There’s a striking scene in Alpha when Alpha, a school pariah because she is suspected of carrying “the virus,” cracks her head and bleeds in a pool during swim class. What follows is a masterful sequence that cinematically quotes Carrie, Let the Right One In, and even Jaws.
Early in the film, Alpha says to her mom that she still takes a step back on the threshold when she comes home, a reflexive memory of how she’d stand when her beloved, long‑dead dog would run up and jump to greet her. Her mom says, “Why would you want to forget that?” This is the trauma that Alpha is addressing: even in the face of loss, and the absence of those you love, why would you want to forget?
This is Julia Ducournau’s plague‑ridden, diseased, apocalyptic Amarcord. It is memory. It is elegy. It is a requiem. It is a fulfilled obligation to remember horrible times through an unreal prism, just as Kleber Mendonça Filho’s Bacurau (or The Secret Agent) is a fulfilled obligation to remember horrible times through an unreal prism.
How Alpha affected me was to remind me of my obligation to remember, and the pain of that was summoned by Ducournau’s savage artistry.

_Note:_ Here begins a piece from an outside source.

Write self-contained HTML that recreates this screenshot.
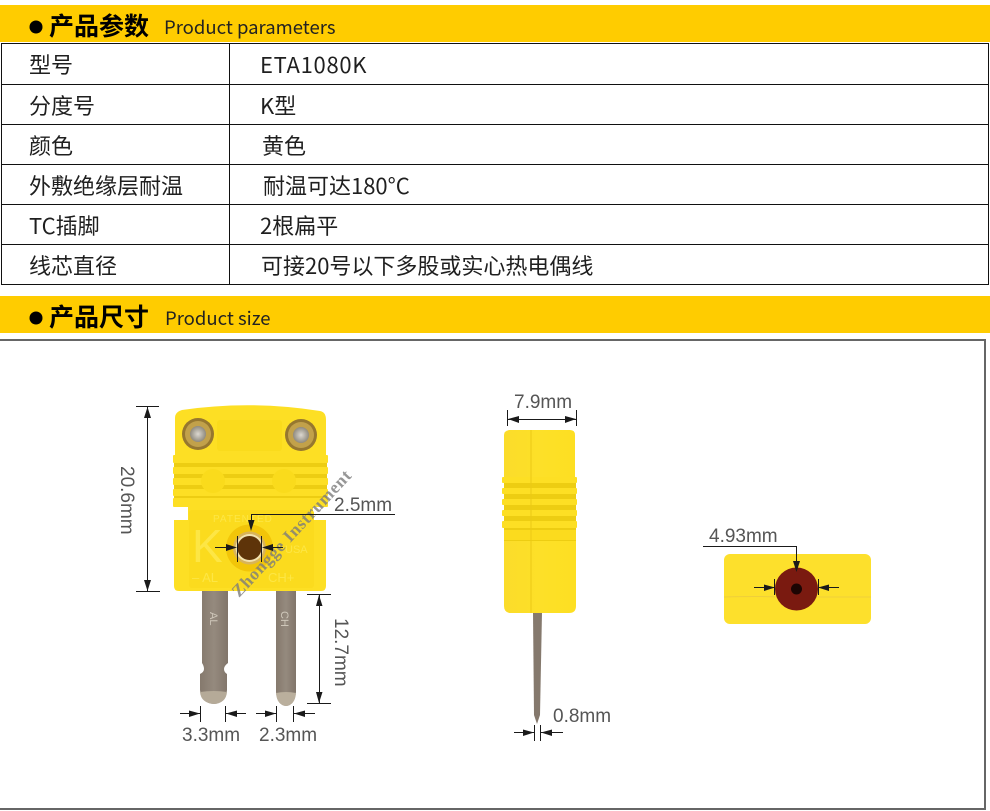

Back in the 1980s, author, critic, writing instructor and personal trainer Michael Marano was hanging out very late at night with a bunch of his gay friends at a Howard Johnson’s, who told a bunch of jaw-droppingly tasteless AIDS jokes. “You guys are all being careful, right?” he asked. They assured him they were. Marano is the only person seated at that table who is still alive.